I Like Cake
Many of us atheists have run into the hardcore aggressive religious people out there. It doesn’t matter what country you live in really, they’re all around. Here in the US, we’ve got the evangelical christians, and even a large spike in the hasidic and fundamentalist islamic sects that are more prevalent around the rest of the world. These are the most vocal and aggressive and flat-out angry of the religious groups and individuals out there. But do you really understand why they’re angry? More importantly, I have to wonder if they understand why they’re so angry?
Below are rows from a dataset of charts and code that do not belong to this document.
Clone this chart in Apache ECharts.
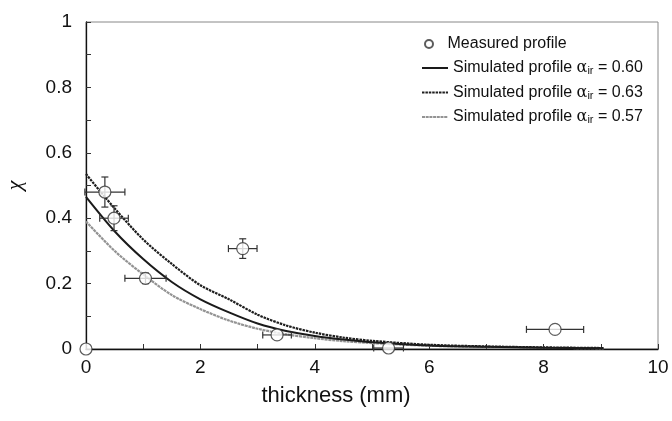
<!DOCTYPE html>
<html>
<head>
<meta charset="utf-8">
<script src="https://cdn.jsdelivr.net/npm/echarts@6/dist/echarts.min.js"></script>
<style>
html,body{margin:0;padding:0;background:#fff;}
#chart{width:672px;height:421px;}
</style>
</head>
<body>
<div id="chart"></div>
<script>
// Measured profile
var measX  = [0, 0.33, 0.49, 1.04, 2.74, 3.34, 5.29, 8.2];
var measY  = [0, 0.48, 0.40, 0.216, 0.307, 0.043, 0.003, 0.06];
var measXErr = [0, 0.35, 0.25, 0.36, 0.25, 0.25, 0.26, 0.50];
var measYErr = [0, 0.046, 0.038, 0.016, 0.03, 0, 0, 0];

// Simulated profiles
var curveX   = [0, 0.5, 1, 1.5, 2, 2.5, 3, 3.5, 4, 4.5, 5, 6, 7, 8, 9.05];
var curve060 = [0.465, 0.36, 0.275, 0.205, 0.152, 0.112, 0.078, 0.055, 0.04, 0.029, 0.021, 0.011, 0.007, 0.004, 0.002];
var curve063 = [0.535, 0.43, 0.335, 0.26, 0.195, 0.152, 0.105, 0.072, 0.05, 0.035, 0.025, 0.013, 0.008, 0.005, 0.003];
var curve057 = [0.39, 0.30, 0.228, 0.165, 0.122, 0.087, 0.062, 0.045, 0.033, 0.024, 0.018, 0.010, 0.006, 0.004, 0.002];

var xTicks = [0, 2, 4, 6, 8, 10];
var yTicks = [0, 0.2, 0.4, 0.6, 0.8, 1];

var nameMeas = 'Measured profile';
var name060 = 'Simulated profile 0.60';
var name063 = 'Simulated profile 0.63';
var name057 = 'Simulated profile 0.57';

function pairs(xs, ys){ return xs.map(function(x,i){ return [x, ys[i]]; }); }

var FONT = 'Liberation Sans';
var chart = echarts.init(document.getElementById('chart'), null, {renderer:'canvas'});

var errData = measX.map(function(x,i){ return [x, measY[i], measXErr[i], measYErr[i]]; });

function renderErr(params, api){
  var x = api.value(0), y = api.value(1), ex = api.value(2), ey = api.value(3);
  var children = [];
  var st = {stroke:'#333', lineWidth:1.2};
  var cap = 3.5;
  if (ex > 0){
    var a = api.coord([x-ex, y]), b = api.coord([x+ex, y]);
    children.push({type:'line', shape:{x1:a[0],y1:a[1],x2:b[0],y2:b[1]}, style:st});
    children.push({type:'line', shape:{x1:a[0],y1:a[1]-cap,x2:a[0],y2:a[1]+cap}, style:st});
    children.push({type:'line', shape:{x1:b[0],y1:b[1]-cap,x2:b[0],y2:b[1]+cap}, style:st});
  }
  if (ey > 0){
    var c = api.coord([x, y-ey]), d = api.coord([x, y+ey]);
    children.push({type:'line', shape:{x1:c[0],y1:c[1],x2:d[0],y2:d[1]}, style:st});
    children.push({type:'line', shape:{x1:c[0]-cap,y1:c[1],x2:c[0]+cap,y2:c[1]}, style:st});
    children.push({type:'line', shape:{x1:d[0]-cap,y1:d[1],x2:d[0]+cap,y2:d[1]}, style:st});
  }
  return {type:'group', children:children};
}

var legendRich = {
  a:{fontFamily:FONT, fontSize:16, color:'#111'},
  g:{fontFamily:'DejaVu Serif', fontSize:16, color:'#111'},
  s:{fontFamily:FONT, fontSize:11, color:'#111', verticalAlign:'bottom', padding:[6,0,0,0]}
};
function legendFmt(name){
  if (name === nameMeas) return '{a|' + name + '}';
  var v = name.split(' ').pop();
  return '{a|Simulated profile }{g|α}{s|ir}{a| = ' + v + '}';
}
var hideSym = {color:'rgba(0,0,0,0)', borderColor:'rgba(0,0,0,0)', borderWidth:0};

var option = {
  animation:false,
  backgroundColor:'#fff',
  grid:{left:86, right:14, top:22, bottom:72, show:true, borderColor:'#888', borderWidth:1,
        containLabel:false, outerBoundsMode:'none'},
  legend:[
    {data:[nameMeas], left:419, top:31, itemWidth:27, itemHeight:8, itemGap:8,
     formatter:legendFmt, textStyle:{rich:legendRich}, selectedMode:false},
    {data:[{name:name060, itemStyle:hideSym}, {name:name063, itemStyle:hideSym}, {name:name057, itemStyle:hideSym}],
     orient:'vertical', left:416, top:55, itemWidth:26, itemHeight:14, itemGap:8,
     itemStyle:hideSym,
     formatter:legendFmt, textStyle:{rich:legendRich}, selectedMode:false}
  ],
  xAxis:{
    type:'value', min:0, max:10, interval:1,
    name:'thickness (mm)', nameLocation:'middle', nameGap:36,
    nameTextStyle:{fontFamily:FONT, fontSize:22, color:'#111', padding:[0,72,0,0]},
    axisLine:{lineStyle:{color:'#111', width:1.3}},
    axisTick:{inside:true, length:5, lineStyle:{color:'#333'}},
    axisLabel:{fontFamily:FONT, fontSize:19, color:'#111', margin:9,
      formatter:function(v){ return xTicks.indexOf(v) >= 0 ? String(v) : ''; }},
    splitLine:{show:false}
  },
  yAxis:{
    type:'value', min:0, max:1, interval:0.1,
    name:'χ', nameLocation:'middle', nameGap:60, nameRotate:90,
    nameTextStyle:{fontFamily:'Liberation Serif', fontStyle:'italic', fontSize:22, color:'#111'},
    axisLine:{lineStyle:{color:'#111', width:1.3}},
    axisTick:{inside:true, length:5, lineStyle:{color:'#333'}},
    axisLabel:{fontFamily:FONT, fontSize:19, color:'#111', margin:14,
      formatter:function(v){
        var r = Math.round(v*10)/10;
        for (var i=0;i<yTicks.length;i++){ if (Math.abs(yTicks[i]-r)<1e-9) return String(yTicks[i]); }
        return '';
      }},
    splitLine:{show:false}
  },
  series:[
    {name:name057, type:'line', data:pairs(curveX, curve057), smooth:0.3, symbol:'none', showSymbol:false,
     lineStyle:{color:'#939393', width:2.2, type:[3,0.7]}, itemStyle:{color:'#999'}, z:2},
    {name:name060, type:'line', data:pairs(curveX, curve060), smooth:0.3, symbol:'none', showSymbol:false,
     lineStyle:{color:'#1a1a1a', width:2}, itemStyle:{color:'#1a1a1a'}, z:3},
    {name:name063, type:'line', data:pairs(curveX, curve063), smooth:0.3, symbol:'none', showSymbol:false,
     lineStyle:{color:'#1e1e1e', width:2.2, type:[2.5,0.9]}, itemStyle:{color:'#222'}, z:3},
    {name:'err', type:'custom', data:errData, renderItem:renderErr, clip:false, z:4,
     encode:{x:0, y:1}},
    {name:nameMeas, type:'scatter', data:pairs(measX, measY), symbol:'circle', symbolSize:12, clip:false,
     itemStyle:{color:'#fff', borderColor:'#333', borderWidth:1.2}, z:5}
  ]
};
chart.setOption(option);
</script>
</body>
</html>
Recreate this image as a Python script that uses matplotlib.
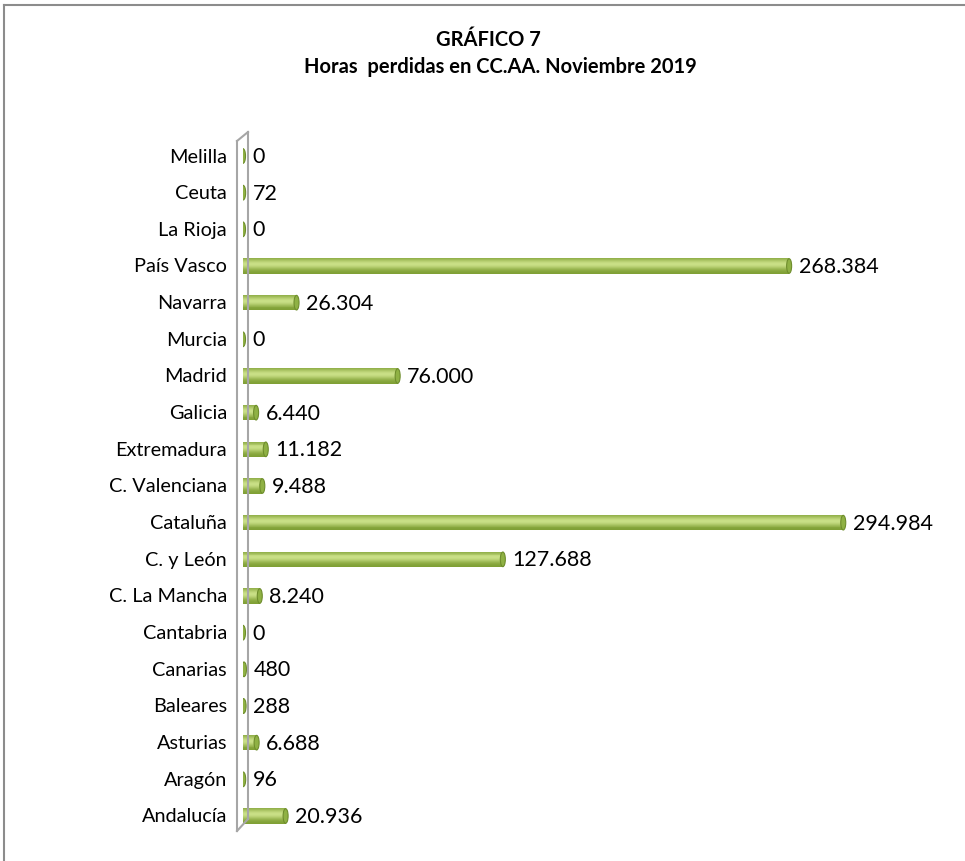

Do you remember when you were a child and you witnessed some other child your age or close to it, maybe even a friend perhaps, whose parents allowed them to do something you weren’t allowed to do? I know I do. I remember thinking, “That’s not fair!”, and I even said that to my parents on occasion in an effort to plead my case to get to participate in the activities that I was being prohibited from. Most often, my parents did not yield in their prohibition, and quite often this made me fairly angry. Now even though I was angry with my parents for not allowing me to participate, I didn’t lash out at them, instead I lashed out at those who got to do the things I wasn’t being allowed to do. I’m sure this picture is coming together for you already.
I'm Not Telling You Not to Eat Cake
So now we look at the most angry religious extremists and if there is one quality that all these people seem to have, both in common and in abundance, it’s childishness. These are the people who want to impose their religious laws on everyone. They are the ones who want to enact blasphemy laws to keep others from speaking their minds. Simply put, they want to lash out at all those who enjoy a level of freedom that they have never known.
Religion is a burden. It’s a weight that you drag around with you through your life. As a Christian, I carried a figurative cross every day. Jesus was the Gold Standard in my home, and if you weren’t walking the path of Jesus every day, you were failing. That idea turned me into a fairly judgmental and self-righteous ass for a very long time. But it was all out of anger because it seemed as though there was a different set of rules for everyone else.
Take for instance the issue of sex before marriage, in my household that was a big “don't”, but I never understood why. Apparently, god just has a serious interest in the sex lives of human beings. Now, I’m not saying I questioned my religion because I wanted to “whore around”, I questioned a god that gave two shits about such a petty issue. And my questions only grew from there. As I grew up through the 90’s, I was witness to this huge surge in the LGBT rights movement. And as my grandfather who was a minister all his life stopped watching the Andy Griffith Show after Jim Nabors came out as gay, I was questioning why god would care who a person loved. And each one of these questions I asked peeled back a layer of anger. I stopped telling all the “sinners” that they were going to burn in hell for eternity, and I started trying to understand how it could be that some people aren’t people…
Especially in the eyes of a “god” that I had always been told was kind and merciful and loving.
Are You Sure You Don't Want Some of This Cake?
Dennis Leary once said in a stand-up special that hate is taught and I definitely agree with that statement, but something few realize is just how we come to be taught to hate. It isn’t always so simple as being raised in the KKK, and just being taught to hate blacks and jews and homosexuals. Many times we are taught to hate simply by being taught to be cautious or to stay away from what is different or unknown. It is very easy to go from simply abstaining, to outright disgust without ever having any real understanding of the other side of the argument. I wasn’t raised to dislike homosexuals, but I was taught that they are an “abomination before god” and so should be avoided. But from that simple idea came an easy path into calling them “queers” and “fags” and being generally hateful. And why? Because if my “god” hated them, it was okay for me to hate them too, simply because they were different than me and I didn't understand their perspective. And even after abandoning religion, it was a task to retrain myself not to use those old phrases or be standoffish around homosexuals simply out of engrained habit.
So, why are so many of these fundamentalists mad? More than anything, it’s because so many of the rest of us are so damn happy. We unburdened ourselves and threw off the crosses and all the other excess baggage that has been piled onto us for a lifetime. We’ve said that archaic rules and rituals have no place in a modern civilized society where all people deserve freedom and equality. Most of all they are angry because we walk without the crutch that is religion, without the aid of a god, and without the anger that fear of the unknown can bring. But we are most certainly angry at these extremists and fundamentalists, and we have no intention on conforming or catering to their sensibilities. Their gods do nothing to stop us from living our lives and learning to truly love humanity and the human experience, while their own homes fall into ruin. It seems to be ever harder and harder to keep believing in a god who supposedly loves you, but has apparently left you high and dry.